La Lune et les arbres


Corot : Diane et Actéon, 1836 - Collection Robert Lehmann, Metropolitan Museum of Art

Corot : Diane et Actéon, 1836 - Collection Robert Lehmann, Metropolitan Museum of Art

Dans son livre Plaidoyer pour l’arbre, Francis Hallé analyse l’influence de la Lune sur la croissance et le comportement des arbres. En effet, selon les recherches du Pr Zürcher, professeur de sciences forestières à l’Ecole polytechnique de Zürich, le diamètre des arbres varie deux fois par jour, parallèlement avec les marées.

C’est lorsque la lune est à son zénith que son pouvoir d’attraction est le plus fort, notamment sur la mer et sur la sève des plantations.

C’est en mesurant le diamètre de jeunes épicéas plusieurs fois par jour que ces variations infimes (de l’ordre du millimètre) sont apparues. Le phénomène est dû à ce que l’eau contenue dans le tronc subit des différences de pression dans la journée, ce qui déforme les vaisseaux conducteurs de sève et les fait gonfler ou rétrécir, selon un cycle quotidien correspondant exactement à celui des marées. L’attraction lunaire a donc aussi une influence sur la vie des plantes, ce que les jardiniers connaissent depuis longtemps.
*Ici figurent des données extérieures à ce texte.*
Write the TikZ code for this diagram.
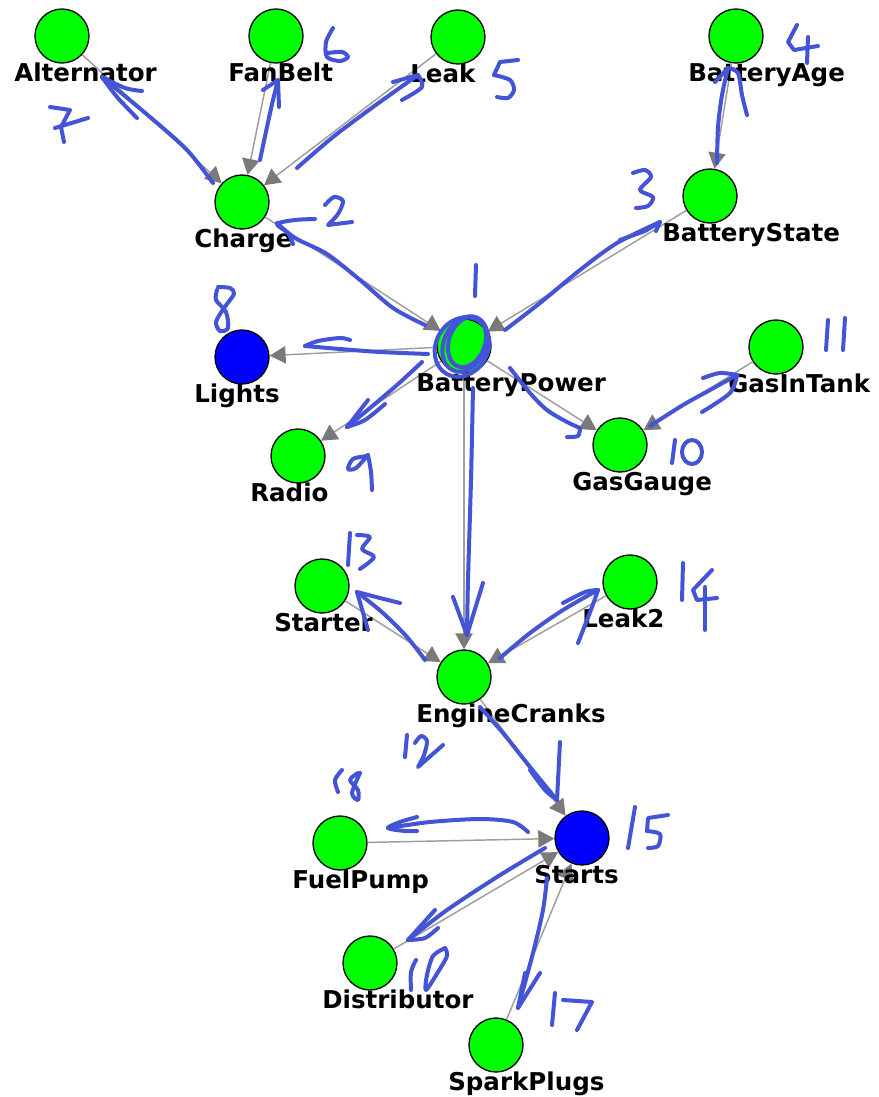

Il y a bien longtemps d’ailleurs que les forêts sont associées à la Lune, par exemple à travers la figure de la déesse grecque Artémis, Diane chez les Romains. Artémis est la divinité de la nature sauvage, protectrice des fauves, la forêt est son territoire et la Lune sa planète, comme le Soleil est celle de son frère Apollon.